┌────────
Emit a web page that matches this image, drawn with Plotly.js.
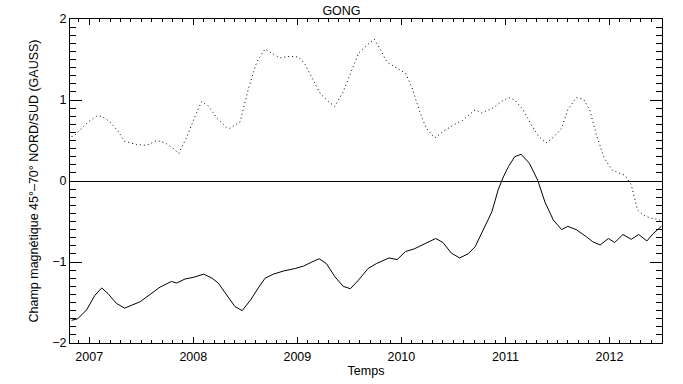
└────────
┌────────
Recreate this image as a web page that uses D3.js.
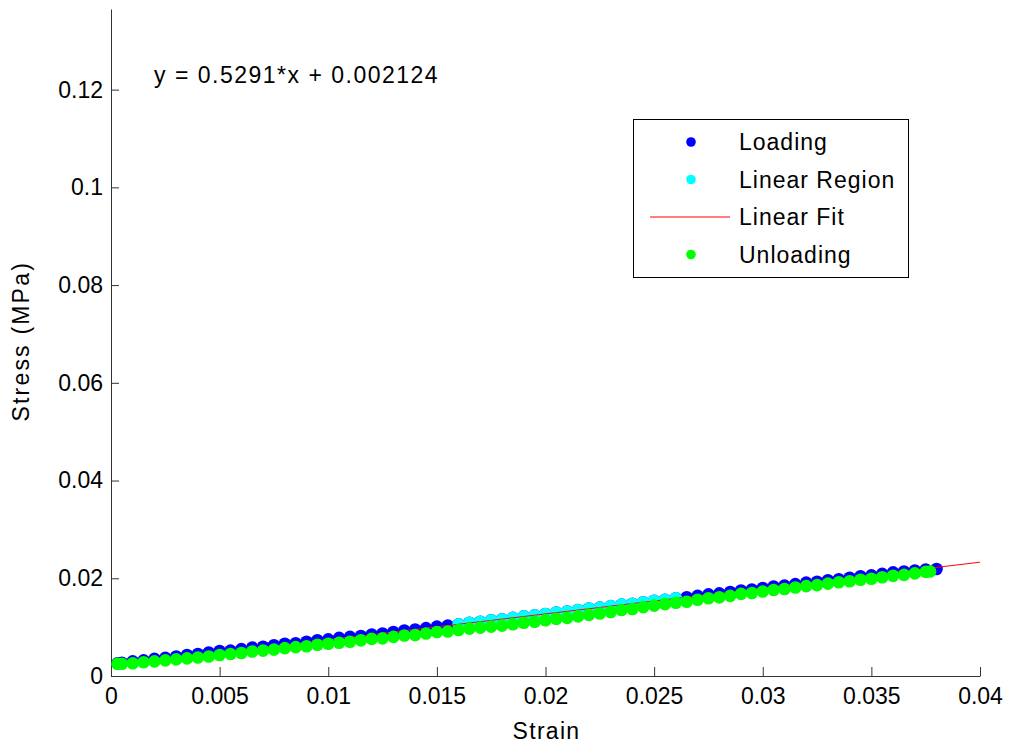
└────────
┌────────
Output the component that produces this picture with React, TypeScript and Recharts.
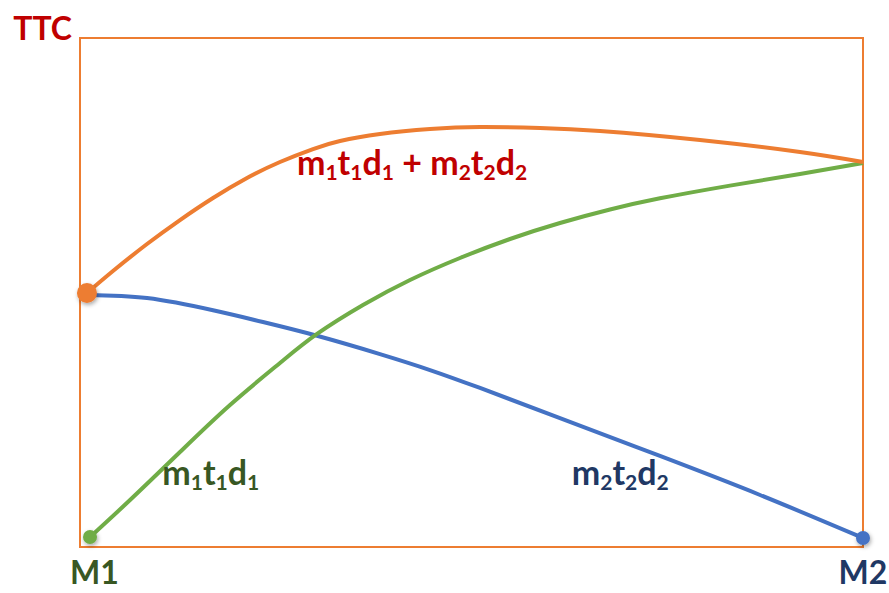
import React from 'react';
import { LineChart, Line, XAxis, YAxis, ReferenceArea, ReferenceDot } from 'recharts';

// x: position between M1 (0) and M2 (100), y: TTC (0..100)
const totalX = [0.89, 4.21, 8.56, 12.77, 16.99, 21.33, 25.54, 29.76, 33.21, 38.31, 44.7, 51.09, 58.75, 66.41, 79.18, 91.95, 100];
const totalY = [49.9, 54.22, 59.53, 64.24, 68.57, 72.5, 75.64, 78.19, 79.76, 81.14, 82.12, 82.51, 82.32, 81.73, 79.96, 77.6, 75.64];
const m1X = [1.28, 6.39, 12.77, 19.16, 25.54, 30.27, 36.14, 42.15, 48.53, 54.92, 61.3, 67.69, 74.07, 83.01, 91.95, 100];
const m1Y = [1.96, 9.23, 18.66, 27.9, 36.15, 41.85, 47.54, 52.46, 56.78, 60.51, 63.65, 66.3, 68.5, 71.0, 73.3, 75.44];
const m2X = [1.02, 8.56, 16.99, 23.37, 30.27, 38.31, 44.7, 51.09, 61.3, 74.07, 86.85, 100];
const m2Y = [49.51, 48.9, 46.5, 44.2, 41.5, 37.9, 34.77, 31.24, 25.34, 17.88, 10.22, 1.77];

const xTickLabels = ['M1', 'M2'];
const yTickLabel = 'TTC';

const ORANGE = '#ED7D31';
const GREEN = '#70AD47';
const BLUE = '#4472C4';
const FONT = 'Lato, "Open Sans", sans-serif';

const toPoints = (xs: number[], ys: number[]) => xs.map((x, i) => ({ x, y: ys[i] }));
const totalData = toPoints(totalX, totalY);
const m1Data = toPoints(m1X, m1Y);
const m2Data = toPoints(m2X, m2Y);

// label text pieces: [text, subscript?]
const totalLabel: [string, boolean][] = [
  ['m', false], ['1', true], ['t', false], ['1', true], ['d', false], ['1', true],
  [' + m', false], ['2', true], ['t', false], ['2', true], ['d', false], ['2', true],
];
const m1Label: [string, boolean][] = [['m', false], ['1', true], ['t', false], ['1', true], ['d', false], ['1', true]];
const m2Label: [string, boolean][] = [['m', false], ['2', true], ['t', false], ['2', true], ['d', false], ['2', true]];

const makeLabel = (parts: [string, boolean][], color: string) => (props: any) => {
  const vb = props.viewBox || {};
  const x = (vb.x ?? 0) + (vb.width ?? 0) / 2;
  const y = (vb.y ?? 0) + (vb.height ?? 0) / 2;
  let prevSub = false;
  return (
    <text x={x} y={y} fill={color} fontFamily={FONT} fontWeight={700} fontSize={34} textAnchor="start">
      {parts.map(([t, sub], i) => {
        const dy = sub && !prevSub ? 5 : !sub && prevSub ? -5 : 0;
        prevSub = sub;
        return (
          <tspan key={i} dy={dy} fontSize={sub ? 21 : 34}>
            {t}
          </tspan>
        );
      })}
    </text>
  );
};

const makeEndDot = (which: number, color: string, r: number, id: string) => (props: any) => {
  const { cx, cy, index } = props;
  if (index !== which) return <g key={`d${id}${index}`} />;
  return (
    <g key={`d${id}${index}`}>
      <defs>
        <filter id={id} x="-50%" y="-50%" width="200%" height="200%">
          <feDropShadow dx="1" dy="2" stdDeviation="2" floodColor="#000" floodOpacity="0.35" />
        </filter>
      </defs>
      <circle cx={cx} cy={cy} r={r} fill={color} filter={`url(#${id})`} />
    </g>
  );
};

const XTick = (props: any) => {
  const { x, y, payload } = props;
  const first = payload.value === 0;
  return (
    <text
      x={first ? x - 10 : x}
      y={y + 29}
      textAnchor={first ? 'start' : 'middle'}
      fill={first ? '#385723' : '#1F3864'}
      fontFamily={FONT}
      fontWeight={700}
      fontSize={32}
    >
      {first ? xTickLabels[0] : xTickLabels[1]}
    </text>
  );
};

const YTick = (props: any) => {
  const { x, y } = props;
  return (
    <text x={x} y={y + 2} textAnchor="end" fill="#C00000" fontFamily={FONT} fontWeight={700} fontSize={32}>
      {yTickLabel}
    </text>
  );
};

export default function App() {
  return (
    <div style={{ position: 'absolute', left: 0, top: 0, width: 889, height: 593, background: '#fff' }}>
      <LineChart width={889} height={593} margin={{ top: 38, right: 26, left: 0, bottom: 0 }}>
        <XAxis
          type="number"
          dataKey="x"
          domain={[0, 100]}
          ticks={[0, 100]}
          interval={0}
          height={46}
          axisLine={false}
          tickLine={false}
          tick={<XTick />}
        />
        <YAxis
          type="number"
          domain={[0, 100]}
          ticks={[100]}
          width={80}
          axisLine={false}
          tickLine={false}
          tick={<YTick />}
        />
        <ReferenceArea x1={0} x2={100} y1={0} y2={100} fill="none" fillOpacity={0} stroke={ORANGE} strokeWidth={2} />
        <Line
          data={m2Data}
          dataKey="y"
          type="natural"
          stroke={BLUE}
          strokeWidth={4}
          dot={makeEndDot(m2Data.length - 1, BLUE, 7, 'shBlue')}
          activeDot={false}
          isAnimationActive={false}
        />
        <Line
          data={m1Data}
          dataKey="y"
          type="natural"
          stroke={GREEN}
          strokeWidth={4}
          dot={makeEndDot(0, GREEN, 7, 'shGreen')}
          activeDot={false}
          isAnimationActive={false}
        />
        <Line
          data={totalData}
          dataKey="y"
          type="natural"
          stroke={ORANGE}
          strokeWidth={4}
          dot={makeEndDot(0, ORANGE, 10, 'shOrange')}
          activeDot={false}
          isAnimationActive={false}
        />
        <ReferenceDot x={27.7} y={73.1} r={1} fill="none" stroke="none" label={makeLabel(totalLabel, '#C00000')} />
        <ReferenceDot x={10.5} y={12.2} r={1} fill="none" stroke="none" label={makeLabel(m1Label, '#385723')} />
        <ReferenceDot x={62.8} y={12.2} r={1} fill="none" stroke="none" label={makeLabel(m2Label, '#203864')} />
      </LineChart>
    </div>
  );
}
└────────
-- Task to complete --
Do not include pictures. Give again exactly the lines starting at the one with "Output the component" and ending at the one with "YAxis, ReferenceArea, ReferenceDot", both included.

-- Task solution --
Output the component that produces this picture with React, TypeScript and Recharts.
import React from 'react';
import { LineChart, Line, XAxis, YAxis, ReferenceArea, ReferenceDot } from 'recharts';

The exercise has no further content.